Pro's and Con's of returing references

I've recently began working on a moderate size C++ application. The previous developer loved the benefits of returning const&.

For those who don't know returning const& can avoid an extraneous copy. Example:


class Foo {
Foo(std::string s) { m_name = s; }
std::string m_name;
public:
std::string const& name() { return m_name; }
}


The above code avoids the copy from m_name to the function return value that would have resulted with the following client code:


Foo f("bar");
std::string name = f.name();



After working in this code base for a while now I believe that returning references are evil and should be treated just like returning a pointer, which is avoid it.

For example the problem that arose that took a week to debug was the following:


class Foo {
std::vector< Bar > m_vec;
public:
void insert(Bar& b) { m_vec.push_back(b); }
Bar const& getById(int id) { return m_vec[id]; }
}


The problem in this example is clients are calling and getting references that are stored in the vector. Now what happens after clients insert a bunch of new elements? The vector needs to resize internally and guess what happens to all those references? That's right there invalid. This caused a very hard to find bug that was simply fixed by removing the &.

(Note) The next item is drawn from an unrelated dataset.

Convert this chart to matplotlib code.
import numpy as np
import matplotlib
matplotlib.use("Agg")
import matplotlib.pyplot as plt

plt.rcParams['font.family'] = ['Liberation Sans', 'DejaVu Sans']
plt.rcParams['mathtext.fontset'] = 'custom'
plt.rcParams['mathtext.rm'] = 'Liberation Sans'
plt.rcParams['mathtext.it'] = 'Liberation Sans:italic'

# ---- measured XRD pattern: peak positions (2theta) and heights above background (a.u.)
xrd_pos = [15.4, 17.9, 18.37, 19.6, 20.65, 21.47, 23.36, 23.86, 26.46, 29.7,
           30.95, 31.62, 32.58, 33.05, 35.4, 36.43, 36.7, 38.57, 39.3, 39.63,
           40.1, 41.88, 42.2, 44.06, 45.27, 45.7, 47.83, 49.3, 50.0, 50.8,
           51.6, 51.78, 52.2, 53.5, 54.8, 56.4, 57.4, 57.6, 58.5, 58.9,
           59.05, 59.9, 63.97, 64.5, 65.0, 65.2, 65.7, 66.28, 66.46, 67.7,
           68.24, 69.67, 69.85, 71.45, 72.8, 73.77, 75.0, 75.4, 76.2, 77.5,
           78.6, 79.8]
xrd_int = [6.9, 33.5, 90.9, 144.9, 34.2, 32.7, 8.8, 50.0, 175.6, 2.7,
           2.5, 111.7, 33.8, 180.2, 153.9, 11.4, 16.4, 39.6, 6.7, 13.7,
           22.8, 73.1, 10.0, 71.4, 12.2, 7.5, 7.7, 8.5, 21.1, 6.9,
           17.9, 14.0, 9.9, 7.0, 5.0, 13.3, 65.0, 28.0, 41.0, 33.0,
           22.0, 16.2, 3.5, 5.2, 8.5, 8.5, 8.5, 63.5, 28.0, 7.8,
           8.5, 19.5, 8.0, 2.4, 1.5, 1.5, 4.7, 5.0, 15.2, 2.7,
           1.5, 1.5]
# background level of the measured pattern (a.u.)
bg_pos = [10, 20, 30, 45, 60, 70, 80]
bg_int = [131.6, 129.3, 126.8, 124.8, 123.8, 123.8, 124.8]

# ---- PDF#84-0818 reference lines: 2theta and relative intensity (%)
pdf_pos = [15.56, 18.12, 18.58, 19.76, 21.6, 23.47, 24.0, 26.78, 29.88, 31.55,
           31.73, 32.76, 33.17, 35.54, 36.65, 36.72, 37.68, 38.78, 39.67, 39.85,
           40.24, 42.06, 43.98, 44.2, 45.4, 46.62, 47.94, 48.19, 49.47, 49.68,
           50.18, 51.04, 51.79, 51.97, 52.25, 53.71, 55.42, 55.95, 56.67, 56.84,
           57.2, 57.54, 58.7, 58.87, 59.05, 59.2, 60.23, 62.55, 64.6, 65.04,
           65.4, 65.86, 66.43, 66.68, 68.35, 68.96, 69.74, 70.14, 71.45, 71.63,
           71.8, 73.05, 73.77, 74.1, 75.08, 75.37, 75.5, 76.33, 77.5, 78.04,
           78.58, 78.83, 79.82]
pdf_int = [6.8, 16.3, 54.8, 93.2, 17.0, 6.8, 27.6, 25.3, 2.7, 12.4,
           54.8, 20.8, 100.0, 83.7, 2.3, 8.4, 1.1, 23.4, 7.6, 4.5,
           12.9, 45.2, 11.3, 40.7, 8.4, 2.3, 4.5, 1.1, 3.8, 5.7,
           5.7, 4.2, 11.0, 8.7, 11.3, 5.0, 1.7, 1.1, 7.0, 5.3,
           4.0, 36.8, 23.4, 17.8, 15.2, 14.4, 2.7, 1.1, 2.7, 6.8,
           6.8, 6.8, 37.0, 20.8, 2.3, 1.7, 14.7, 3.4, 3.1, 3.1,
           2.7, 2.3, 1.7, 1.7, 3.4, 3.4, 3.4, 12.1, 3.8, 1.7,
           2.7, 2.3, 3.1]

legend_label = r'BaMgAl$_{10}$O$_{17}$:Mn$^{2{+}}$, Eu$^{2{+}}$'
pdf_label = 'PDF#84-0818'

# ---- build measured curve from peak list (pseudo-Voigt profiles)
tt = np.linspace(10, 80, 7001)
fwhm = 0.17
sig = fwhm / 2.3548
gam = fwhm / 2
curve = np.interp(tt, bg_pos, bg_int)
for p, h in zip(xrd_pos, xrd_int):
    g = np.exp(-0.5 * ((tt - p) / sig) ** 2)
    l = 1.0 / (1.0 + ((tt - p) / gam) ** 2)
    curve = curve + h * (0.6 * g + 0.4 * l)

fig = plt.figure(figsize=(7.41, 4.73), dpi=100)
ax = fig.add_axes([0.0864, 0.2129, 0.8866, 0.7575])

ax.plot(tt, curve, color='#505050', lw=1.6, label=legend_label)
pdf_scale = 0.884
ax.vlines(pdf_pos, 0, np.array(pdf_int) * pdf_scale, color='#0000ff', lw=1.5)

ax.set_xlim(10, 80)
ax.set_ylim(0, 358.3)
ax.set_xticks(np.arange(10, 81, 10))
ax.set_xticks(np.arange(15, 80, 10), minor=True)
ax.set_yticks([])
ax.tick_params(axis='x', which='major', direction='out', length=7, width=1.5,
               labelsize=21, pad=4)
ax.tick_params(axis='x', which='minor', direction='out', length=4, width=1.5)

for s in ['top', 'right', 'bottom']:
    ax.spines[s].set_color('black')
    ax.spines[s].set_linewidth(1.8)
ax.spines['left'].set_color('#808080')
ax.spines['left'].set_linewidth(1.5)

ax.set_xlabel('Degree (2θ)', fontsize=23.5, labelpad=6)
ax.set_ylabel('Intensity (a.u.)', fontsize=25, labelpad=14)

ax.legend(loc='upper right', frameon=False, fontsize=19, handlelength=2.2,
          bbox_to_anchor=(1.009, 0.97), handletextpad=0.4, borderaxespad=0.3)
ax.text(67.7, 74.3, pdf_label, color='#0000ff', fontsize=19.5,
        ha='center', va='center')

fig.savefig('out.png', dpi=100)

The conclusion I've arrived at is that returning a & is a pre-mature optimization. If your profiling shows you your code is very slow at this point than maybe consider it. But you should also be aware that most modern compilers optimize away this extra copy anyways.

Here is a contrived example that shows problems you can get into by blindly returning references. My advice avoid them until your profiler tells you that you have a problem.

#include
#include
#include

using namespace std;

class foo {
std::string m_string;
public:
std::string const getName(){
static int count = 0;
count++;
std::stringstream ss;
ss << count ;
m_string = ss.str();
return m_string;
}
};
foo f;
void fun(std::string const&s) {
f.getName();
std::cout << s;
}
int main() {
std::cout << " print version " << std::endl;
fun(f.getName());
}


Hope that Helps

4 comments:

r.o.e said...

why not mark the accessor as const if you intended it to be read-only, like this
Bar const& getById(int id) const
{ return m_vec[id]; }

developer-resource said...

Marking the method as const doesn't solve the problem. Although strictly speaking it should be const.

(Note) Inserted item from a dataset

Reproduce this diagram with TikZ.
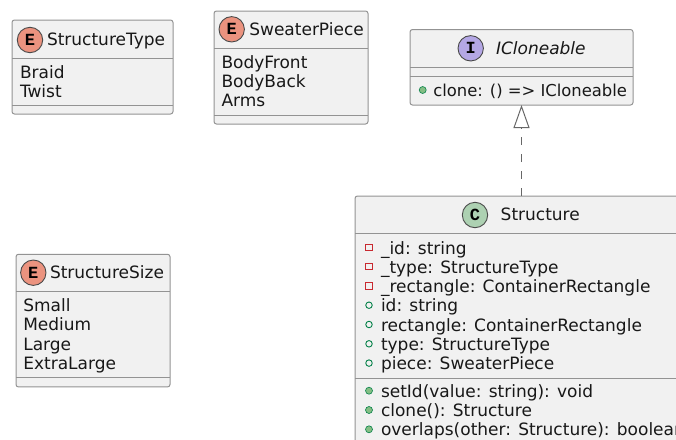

Here is an example program. I encourage you to try it out as it illustrates the problem. This example is rather contrived but in a my system this happened because the 'Foo' object was a registry that was called from many places in our code and causes many inserts to happen thus invalidating the back end vector.


#include "stdafx.h"
#include <iostream>
#include <vector>

class Bar {
int m_id;
public:
Bar() {
static int id = 0;
m_id = id++;
}
int getId() const {
return m_id;
}
};

class Foo {
std::vector< Bar > m_vec;
public:
void insert(Bar& b) { m_vec.push_back(b); }
Bar const& getById(int id) { return m_vec[id]; }
};


Foo f;
// This method fails. b.getId() will not be equal to desired unless there is some fluke in your memory.
// It may blow up but more likely will print garbage.
// Change to void test(Bar b , int desired) { for a working example.
void test(Bar const& b , int desired) {
for(int i=0; i<100000; i++)
f.insert(Bar());
std::cout << b.getId() << " == " << desired << std::endl;
}
int main(int argc, char* argv[])
{
f.insert(Bar());
test(f.getById(0), 0 );
}

tomgee said...

Sorry, I was reading too fast and misread your post.

I tried your code and understood your points. The issue to me is in fact you were trying to return a reference to a temporary object(m_vec is not as long f is alive, but the Bar objects inside m_vec are), which is always not recommended.

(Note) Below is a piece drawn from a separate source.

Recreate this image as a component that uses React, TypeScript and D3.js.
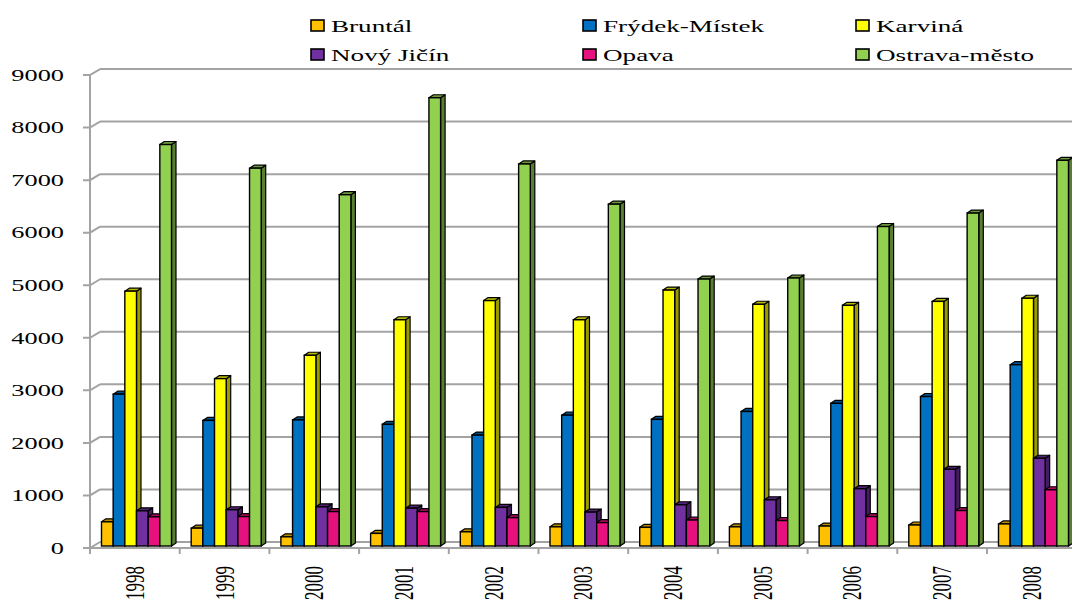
import React from "react";
import * as d3 from "d3";

const years = ["1998", "1999", "2000", "2001", "2002", "2003", "2004", "2005", "2006", "2007", "2008"];
const seriesNames = ["Bruntál", "Frýdek-Místek", "Karviná", "Nový Jičín", "Opava", "Ostrava-město"];
const seriesColors = ["#FFC000", "#0070C0", "#FFFF00", "#7030A0", "#E6117F", "#92D050"];

const bruntal = [460, 340, 175, 240, 270, 365, 355, 365, 380, 400, 420];
const frydekMistek = [2890, 2390, 2400, 2315, 2110, 2490, 2410, 2560, 2715, 2845, 3450];
const karvina = [4850, 3185, 3630, 4305, 4670, 4305, 4870, 4600, 4580, 4655, 4715];
const novyJicin = [670, 690, 745, 720, 735, 645, 785, 880, 1090, 1460, 1670];
const opava = [555, 560, 655, 655, 540, 445, 495, 485, 560, 675, 1070];
const ostravaMesto = [7640, 7190, 6685, 8530, 7270, 6505, 5080, 5100, 6080, 6335, 7340];

const yTickValues = [0, 1000, 2000, 3000, 4000, 5000, 6000, 7000, 8000, 9000];

const seriesValues = [bruntal, frydekMistek, karvina, novyJicin, opava, ostravaMesto];

const W = 1072;
const H = 609;
const FONT = "'Liberation Serif', 'Times New Roman', serif";
const STRETCH = 1.55;

export default function App() {
  const x0 = d3.scaleBand<string>().domain(years).range([90, 90 + 11 * 89.7]).padding(0);
  const x1 = d3.scaleBand<string>().domain(seriesNames).range([0, 70]).padding(0);
  const baseY = 546;
  const yBar = d3.scaleLinear().domain([0, 9000]).range([baseY, baseY - 9 * 52.55]);
  const yFront = d3.scaleLinear().domain([0, 9000]).range([548, 548 - 9 * 52.55]);
  const DX = 10;
  const DY = -6;
  const bdx = 4.5;
  const bdy = 3;
  const groupOffset = 11.5;
  const bw = x1.bandwidth();
  const gridColor = "#a3a3a3";

  const bars: React.ReactNode[] = [];
  years.forEach((yr, i) => {
    seriesNames.forEach((name, j) => {
      const v = seriesValues[j][i];
      const x = (x0(yr) as number) + groupOffset + (x1(name) as number);
      const y = yBar(v);
      const c = seriesColors[j];
      const top = d3.color(c)!.darker(0.9).formatHex();
      const side = d3.color(c)!.darker(1.4).formatHex();
      bars.push(
        <g key={yr + name}>
          <polygon
            points={`${x + bw},${y} ${x + bw + bdx},${y - bdy} ${x + bw + bdx},${baseY - bdy} ${x + bw},${baseY}`}
            fill={side}
            stroke="#000"
            strokeWidth={1.2}
            strokeLinejoin="round"
          />
          <polygon
            points={`${x},${y} ${x + bdx},${y - bdy} ${x + bw + bdx},${y - bdy} ${x + bw},${y}`}
            fill={top}
            stroke="#000"
            strokeWidth={1.2}
            strokeLinejoin="round"
          />
          <rect x={x} y={y} width={bw} height={baseY - y} fill={c} stroke="#000" strokeWidth={1.4} />
        </g>
      );
    });
  });

  const legendCols = [311, 583, 856];
  const legendRows = [20, 49];

  return (
    <svg width={W} height={H} style={{ position: "absolute", left: 0, top: 0, background: "#fff" }}>
      <rect x={0} y={0} width={W} height={H} fill="#fff" />
      {/* wall gridlines and y ticks */}
      {yTickValues.map((v) => {
        const yf = yFront(v);
        return (
          <g key={"g" + v}>
            <line x1={100} x2={W} y1={yf + DY} y2={yf + DY} stroke={gridColor} strokeWidth={2} />
            <polyline
              points={`83,${yf} 90,${yf} ${90 + DX},${yf + DY}`}
              fill="none"
              stroke={gridColor}
              strokeWidth={2}
            />
            <text
              transform={`translate(64,${yf}) scale(${STRETCH},1)`}
              textAnchor="end"
              dy="0.34em"
              fontFamily={FONT}
              fontSize={17}
              fill="#000"
            >
              {v}
            </text>
          </g>
        );
      })}
      {/* vertical axis */}
      <line x1={90} x2={90} y1={yFront(9000)} y2={yFront(0)} stroke={gridColor} strokeWidth={2} />
      {/* front x axis */}
      <line x1={90} x2={W} y1={yFront(0)} y2={yFront(0)} stroke={gridColor} strokeWidth={2} />
      {years.map((yr) => (
        <line
          key={"t" + yr}
          x1={x0(yr) as number}
          x2={x0(yr) as number}
          y1={yFront(0)}
          y2={yFront(0) + 6}
          stroke={gridColor}
          strokeWidth={2}
        />
      ))}
      {bars}
      {years.map((yr) => {
        const cx = (x0(yr) as number) + x0.bandwidth() / 2;
        return (
          <text
            key={"l" + yr}
            transform={`translate(${cx},566) scale(${STRETCH},1) rotate(-90)`}
            textAnchor="end"
            dy="0.34em"
            fontFamily={FONT}
            fontSize={17}
            fill="#000"
          >
            {yr}
          </text>
        );
      })}
      {/* legend */}
      {seriesNames.map((name, k) => {
        const col = k % 3;
        const row = Math.floor(k / 3);
        const lx = legendCols[col];
        const ly = legendRows[row];
        return (
          <g key={"lg" + name}>
            <rect x={lx} y={ly} width={13} height={11} fill={seriesColors[k]} stroke="#000" strokeWidth={1.6} />
            <text
              transform={`translate(${lx + 20},${ly + 11.5}) scale(${STRETCH},1)`}
              fontFamily={FONT}
              fontSize={17.5}
              fill="#000"
            >
              {name}
            </text>
          </g>
        );
      })}
    </svg>
  );
}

However, there's a trick to get your code works with minor change by
-1) reserving m_vec in the ctor of Foo:

Foo()
{
m_vec.reserve(MAX_SIZE);
}

2) adding check to insert:
void Foo::insert(const Bar& b)
{
if(m_vec.size < MAX_SIZE)
m_vec.push_back(b);
}

I've tested with GCC and it works.

BTW, in your code, void insert(Bar& b) needs to be void insert(const Bar& b), or it does not compile.

Regards,
Tom

Taras said...

The issue here is not that returning by reference is evil, just that what you are returning a reference to can become invalid.

Page 153, section 6.2 of "C++ Standard Library: A Tutorial and Reference" - Josuttis, reads:

"Inserting or removing elmeents invalidates references, pointers, and iterators that refer to the following elements. If an insertion causes reallocation, it invalidates all references, iterators,
and pointers"

Your code sample is as evil as holding a reference to the first element of the vector, inserting 1000 elements into the vector, and then trying to use the existing reference.